Engines roared, and a sold out crowd at the Jackson County fairgrounds cheered with every crunch of steel. My friend Brendan and I showed up late to the Figure Eights — a competition between beat up cars of unknown make doing figure eights around a dirt track and trying not to wreck — so we patrolled outside the barbed wire perimeter trying to catch sight of a spectacular smash-up.
We were closely observing the movements of security guard types as well, who would blast suspected fence climbers with flashlights and jeers until the freeloaders backed off. The small stadium was filled to capacity on this last night of the county fair, but we were not about to miss the championship round of the Figure Eights.
“On your 9 o’clock there’s a gap in the porta-potties.” Brendan said in a don’t-look-now mutter. On the other side of the fence, behind some bleachers were a row of toilets, and a convenient gap set one on the end apart from the rest.
We strolled coolly for a minute among a flock of armored dirt bikers there for a mini-motocross kind of event. Gates opened and closed like locks in a river, allowing a bulldozer carrying a steaming wreck from the aftermath of another round. Heads turned, and in a flash I was over the fence, emerging from a gap between toilets, moving like I’d just pulled up my pants. Soon Brendan would follow, and we’d find a place in the bleachers, beer in hand, where we could enjoy the carnage.
If Romans had cars, gladiators would have driven them. Brendan and I made it in time to watch a few long rounds of Figure Eights, with cars trying not to wreck themselves, but also trying to wreck all the opponents, but also trying to be the first to complete some ultimate number of laps, there was lots to yell about.

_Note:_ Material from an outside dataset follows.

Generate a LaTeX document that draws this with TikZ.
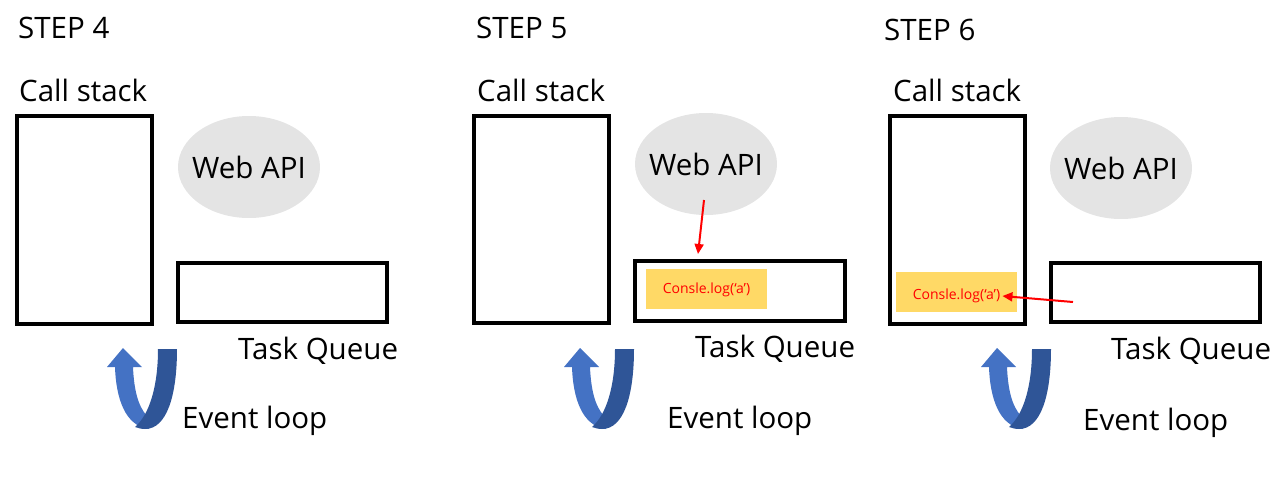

It was perhaps the most redneck thing I’d ever seen, but at the same time, most of the crowd around me were twenty-something dirtbags like me living in Jackson Hole for the sake of living in Jackson hole. Men wore fleeces and bore beards and hiking boots or sturdy sandals. Women were the same, except for the beards. Everyone’s faces were hardened and legs made sinewy from year-round active living. All very attractive if you’re into yoga pants and Carhartts. The Romans of the Rockies.
Jackson Hole (once Jackson’s Hole, being the valley once patrolled by a hard-ass trapper named Davey Jackson) is a high mountain town of about nine thousand residents. Most residents you talk to are not from there. The town attracts a lot of tourism for it’s access to excellent skiing in the winter, and for fishing, boating, mountaineering, and any number of outdoor activities in the summer, and so many people living there are working in the outdoor recreation industry, drawn in by the lifestyle and the endless opportunities for adventure. Being there for a week of work made me feel more like a resident of the place than a visitor.
“It’s definitely a work-to-live and not a live-to-work kind of place,” Brendan would later tell me. I asked a number of transplants like him what brought them here. Many were ski bums doing whatever it took to live and ski here. Some were guides of fishing trips or expensive expeditions into the woods. Just about all of them came here first for the life and found jobs to support it later. And jobs there are, though mostly seasonal tourism industry stuff.
Teton National Park is the only national park with a full service airport within its borders. It’s how myself and my bike camp partner Abbi got there. It’s also how tens of thousands of wealthy tourists arrive — Direct from L.A., San Fransisco, Chicago, New York, Houston — to hire guides to take them on trips through Teton and Yellowstone National Parks. The downtown area is a strip of rustic-ritzy store fronts selling cowboy boots, fine art, and anything moose or bear or elk or trout related. While we were there, during the high point of high season, there was not a vacancy to be found in any hotel, and even the Motel 6 was pushing $200 a nite for a room.
In a town called Moose — really just a touristy stopover with a superb view of the Tetons — My partner and I were enjoying a pizza dinner on a rooftop patio with our bike camp organizers Kurt and Didi. We sipped local beers and I posed the same questions to Kurt, a slight, bespectacled man with a grey beard and sinewy limbs, still blown away that people can live in such a beautiful place and make a living doing spectacular outdoorsy things. He’d been here for some thirty years, maybe, and now he ran Teton Adaptive Sports, a group which teaches mainly skiing to folks with disabilities.
“My friends asked me the same thing when I first moved here, ‘what are you gonna do out there Kurt?’ And I would tell ’em ‘Whatever it takes, man.’ It’s so beautiful out here.”
757s whistled their agreement overhead at 500ft on final approach to the airport.